Although these decisions are somewhat inharmonious, it would
seem that the practice of the department not to enter as cancelled
an expired filing has been uniform, and the record has been left to
speak for itself.
For the reasons which we have already given, we think it was
unnecessary to enter the cancellation on the record of the office
in order to permit the law of Congress to have its legal effect.
That effect should not be dependent upon the action or nonaction of
any officer of the land department. When no proof and no payment
have been made within the time provided for by the law, the record
will show that fact, and that the right of the claimant has
expired, and the claim itself has ceased to exist.
A case of this kind, which simply necessitates a reference
Page 174 U. S. 638
to the record to ascertain whether the filing had expired, and
with it the rights of the claimant, differs from the case where a
filing may have become subject to cancellation, but the record does
not show it, and the right to cancel depends upon evidence to be
found
dehors the record.

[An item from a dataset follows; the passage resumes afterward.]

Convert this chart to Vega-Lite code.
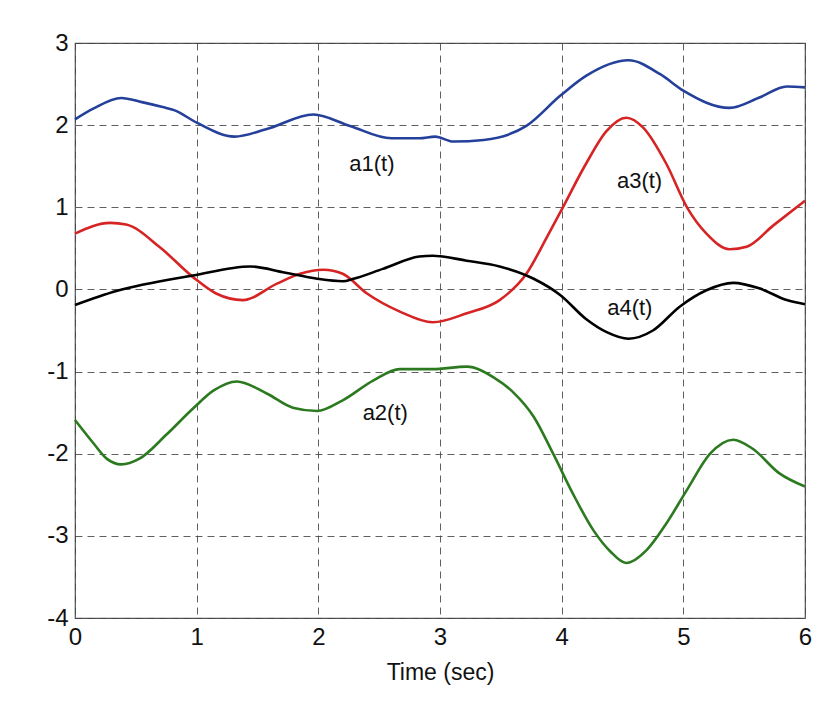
{
  "$schema": "https://vega.github.io/schema/vega-lite/v6.json",
  "autosize": {"type": "none"},
  "padding": {"left": 75, "top": 43, "right": 27, "bottom": 88},
  "width": 730,
  "height": 575,
  "background": "white",
  "config": {
    "view": {"stroke": "#555555", "strokeWidth": 1.2},
    "font": "Liberation Sans",
    "axis": {
      "labelFont": "Liberation Sans",
      "titleFont": "Liberation Sans",
      "labelFontSize": 24,
      "titleFontSize": 23,
      "labelColor": "#111111",
      "titleColor": "#111111",
      "titleFontWeight": "normal",
      "grid": true,
      "gridColor": "#444444",
      "gridDash": [7, 5],
      "gridWidth": 1,
      "gridOpacity": 0.85,
      "domain": false,
      "ticks": false,
      "labelExpr": "'' + datum.value"
    }
  },
  "datasets": {
    "curves": [
      {"t": 0.0, "v": 2.07, "s": "a1"},
      {"t": 0.15, "v": 2.2, "s": "a1"},
      {"t": 0.38, "v": 2.33, "s": "a1"},
      {"t": 0.55, "v": 2.28, "s": "a1"},
      {"t": 0.72, "v": 2.22, "s": "a1"},
      {"t": 0.82, "v": 2.18, "s": "a1"},
      {"t": 1.0, "v": 2.03, "s": "a1"},
      {"t": 1.31, "v": 1.86, "s": "a1"},
      {"t": 1.57, "v": 1.95, "s": "a1"},
      {"t": 1.96, "v": 2.13, "s": "a1"},
      {"t": 2.26, "v": 1.99, "s": "a1"},
      {"t": 2.6, "v": 1.84, "s": "a1"},
      {"t": 2.83, "v": 1.84, "s": "a1"},
      {"t": 2.96, "v": 1.86, "s": "a1"},
      {"t": 3.11, "v": 1.8, "s": "a1"},
      {"t": 3.36, "v": 1.82, "s": "a1"},
      {"t": 3.71, "v": 1.99, "s": "a1"},
      {"t": 3.99, "v": 2.36, "s": "a1"},
      {"t": 4.2, "v": 2.6, "s": "a1"},
      {"t": 4.55, "v": 2.79, "s": "a1"},
      {"t": 4.81, "v": 2.62, "s": "a1"},
      {"t": 5.0, "v": 2.42, "s": "a1"},
      {"t": 5.38, "v": 2.21, "s": "a1"},
      {"t": 5.63, "v": 2.34, "s": "a1"},
      {"t": 5.85, "v": 2.47, "s": "a1"},
      {"t": 6.0, "v": 2.46, "s": "a1"},

      {"t": 0.0, "v": 0.68, "s": "a3"},
      {"t": 0.29, "v": 0.81, "s": "a3"},
      {"t": 0.42, "v": 0.79, "s": "a3"},
      {"t": 0.7, "v": 0.51, "s": "a3"},
      {"t": 0.97, "v": 0.15, "s": "a3"},
      {"t": 1.16, "v": -0.05, "s": "a3"},
      {"t": 1.38, "v": -0.13, "s": "a3"},
      {"t": 1.66, "v": 0.07, "s": "a3"},
      {"t": 1.85, "v": 0.19, "s": "a3"},
      {"t": 2.04, "v": 0.24, "s": "a3"},
      {"t": 2.2, "v": 0.19, "s": "a3"},
      {"t": 2.4, "v": -0.05, "s": "a3"},
      {"t": 2.67, "v": -0.27, "s": "a3"},
      {"t": 2.94, "v": -0.4, "s": "a3"},
      {"t": 3.22, "v": -0.29, "s": "a3"},
      {"t": 3.49, "v": -0.13, "s": "a3"},
      {"t": 3.71, "v": 0.19, "s": "a3"},
      {"t": 3.88, "v": 0.64, "s": "a3"},
      {"t": 4.01, "v": 1.0, "s": "a3"},
      {"t": 4.2, "v": 1.53, "s": "a3"},
      {"t": 4.37, "v": 1.93, "s": "a3"},
      {"t": 4.53, "v": 2.09, "s": "a3"},
      {"t": 4.67, "v": 1.97, "s": "a3"},
      {"t": 4.86, "v": 1.53, "s": "a3"},
      {"t": 5.03, "v": 1.0, "s": "a3"},
      {"t": 5.19, "v": 0.68, "s": "a3"},
      {"t": 5.38, "v": 0.49, "s": "a3"},
      {"t": 5.52, "v": 0.52, "s": "a3"},
      {"t": 5.74, "v": 0.78, "s": "a3"},
      {"t": 6.0, "v": 1.08, "s": "a3"},

      {"t": 0.0, "v": -0.19, "s": "a4"},
      {"t": 0.34, "v": -0.02, "s": "a4"},
      {"t": 0.97, "v": 0.17, "s": "a4"},
      {"t": 1.44, "v": 0.28, "s": "a4"},
      {"t": 1.71, "v": 0.21, "s": "a4"},
      {"t": 1.99, "v": 0.13, "s": "a4"},
      {"t": 2.2, "v": 0.1, "s": "a4"},
      {"t": 2.29, "v": 0.13, "s": "a4"},
      {"t": 2.53, "v": 0.25, "s": "a4"},
      {"t": 2.83, "v": 0.4, "s": "a4"},
      {"t": 2.94, "v": 0.41, "s": "a4"},
      {"t": 3.22, "v": 0.35, "s": "a4"},
      {"t": 3.49, "v": 0.28, "s": "a4"},
      {"t": 3.77, "v": 0.13, "s": "a4"},
      {"t": 3.99, "v": -0.07, "s": "a4"},
      {"t": 4.2, "v": -0.36, "s": "a4"},
      {"t": 4.37, "v": -0.52, "s": "a4"},
      {"t": 4.55, "v": -0.6, "s": "a4"},
      {"t": 4.75, "v": -0.5, "s": "a4"},
      {"t": 4.97, "v": -0.21, "s": "a4"},
      {"t": 5.19, "v": -0.01, "s": "a4"},
      {"t": 5.41, "v": 0.08, "s": "a4"},
      {"t": 5.63, "v": 0.01, "s": "a4"},
      {"t": 5.85, "v": -0.13, "s": "a4"},
      {"t": 6.0, "v": -0.18, "s": "a4"},

      {"t": 0.0, "v": -1.59, "s": "a2"},
      {"t": 0.15, "v": -1.87, "s": "a2"},
      {"t": 0.26, "v": -2.06, "s": "a2"},
      {"t": 0.38, "v": -2.13, "s": "a2"},
      {"t": 0.53, "v": -2.06, "s": "a2"},
      {"t": 0.75, "v": -1.77, "s": "a2"},
      {"t": 0.97, "v": -1.45, "s": "a2"},
      {"t": 1.14, "v": -1.23, "s": "a2"},
      {"t": 1.33, "v": -1.12, "s": "a2"},
      {"t": 1.58, "v": -1.27, "s": "a2"},
      {"t": 1.79, "v": -1.44, "s": "a2"},
      {"t": 1.99, "v": -1.48, "s": "a2"},
      {"t": 2.2, "v": -1.35, "s": "a2"},
      {"t": 2.45, "v": -1.11, "s": "a2"},
      {"t": 2.67, "v": -0.97, "s": "a2"},
      {"t": 2.94, "v": -0.97, "s": "a2"},
      {"t": 3.22, "v": -0.94, "s": "a2"},
      {"t": 3.44, "v": -1.07, "s": "a2"},
      {"t": 3.6, "v": -1.25, "s": "a2"},
      {"t": 3.77, "v": -1.55, "s": "a2"},
      {"t": 3.93, "v": -2.0, "s": "a2"},
      {"t": 4.09, "v": -2.48, "s": "a2"},
      {"t": 4.26, "v": -2.93, "s": "a2"},
      {"t": 4.4, "v": -3.19, "s": "a2"},
      {"t": 4.53, "v": -3.33, "s": "a2"},
      {"t": 4.7, "v": -3.17, "s": "a2"},
      {"t": 4.86, "v": -2.85, "s": "a2"},
      {"t": 5.03, "v": -2.44, "s": "a2"},
      {"t": 5.22, "v": -2.0, "s": "a2"},
      {"t": 5.41, "v": -1.83, "s": "a2"},
      {"t": 5.57, "v": -1.94, "s": "a2"},
      {"t": 5.79, "v": -2.24, "s": "a2"},
      {"t": 6.0, "v": -2.4, "s": "a2"}
    ],
    "labels": [
      {"t": 2.44, "v": 1.53, "label": "a1(t)"},
      {"t": 4.64, "v": 1.32, "label": "a3(t)"},
      {"t": 4.56, "v": -0.23, "label": "a4(t)"},
      {"t": 2.55, "v": -1.51, "label": "a2(t)"}
    ]
  },
  "layer": [
    {
      "data": {"name": "curves"},
      "mark": {"type": "line", "interpolate": "monotone", "strokeWidth": 2.6},
      "encoding": {
        "x": {
          "field": "t", "type": "quantitative",
          "scale": {"domain": [0, 6], "nice": false},
          "axis": {"values": [0, 1, 2, 3, 4, 5, 6], "title": "Time (sec)", "labelPadding": 7, "titlePadding": 12, "labelFlush": false}
        },
        "y": {
          "field": "v", "type": "quantitative",
          "scale": {"domain": [-4, 3], "nice": false},
          "axis": {"values": [-4, -3, -2, -1, 0, 1, 2, 3], "title": null, "labelPadding": 7, "labelFlush": false}
        },
        "color": {
          "field": "s", "type": "nominal",
          "scale": {"domain": ["a1", "a2", "a3", "a4"], "range": ["#24409a", "#2c7a1f", "#d62424", "#000000"]},
          "legend": null
        },
        "detail": {"field": "s"}
      }
    },
    {
      "data": {"name": "labels"},
      "mark": {"type": "text", "font": "Liberation Sans", "fontSize": 22, "color": "#111111", "align": "center", "baseline": "middle"},
      "encoding": {
        "x": {"field": "t", "type": "quantitative"},
        "y": {"field": "v", "type": "quantitative"},
        "text": {"field": "label"}
      }
    }
  ]
}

In such case, while the facts
might invalidate the claim, yet, as they are not of record, and
require to be ascertained, the claim itself, though possibly not
enforceable, is still an existing claim within the meaning of the
law, and it would remain such until cancellation had taken place or
some other act done legally terminating the existence of the
claim.
Upon the facts as found in this case, it seems to us that there
was no claim against the land at the time of the passage of the act
of 1864, and that years before the time of the filing of the map of
definite location, in 1884, the claim that once existed (in 1869)
in favor of Flett had ceased to exist in fact and in law, and the
title to the land passed to the railroad company by virtue of the
grant contained in the act of 1864 and by reason of the filing of
its map of definite location March 26, 1884. When, therefore, the
defendant settled upon the land in April, 1886, and applied to make
homestead entry thereon, his application was rightfully rejected
for the reason that title to the land had passed to the railroad
company as above mentioned, and therefore he was not entitled to
make the entry.
For the same reason, when John Flett, in September, 1887,
submitted proof in support of his preemption claim founded upon his
declaratory statement filed April 9, 1869 (and which claim he had
abandoned since 1870), he was too late. His right had expired many
years before 1884, at which time the right to the land passed to
the company, and he had no right to prove up on his abandoned and
expired claim.
The record shows that at the time of the commencement of this
action, the railroad company was the owner, and entitled to the
immediate possession, of the land in controversy, and that it was
entitled therefore to judgment in its favor, and the courts below
erred in dismissing its complaint.
Page 174 U. S. 639
The judgment of the United States Circuit Court of Appeals
for the Ninth Circuit is reversed, and the case remanded to the
Circuit Court for the Western Division, District of Washington, for
further proceedings not inconsistent with the opinion of this
Court.
MR. JUSTICE HARLAN and MR. JUSTICE McKENNA dissented.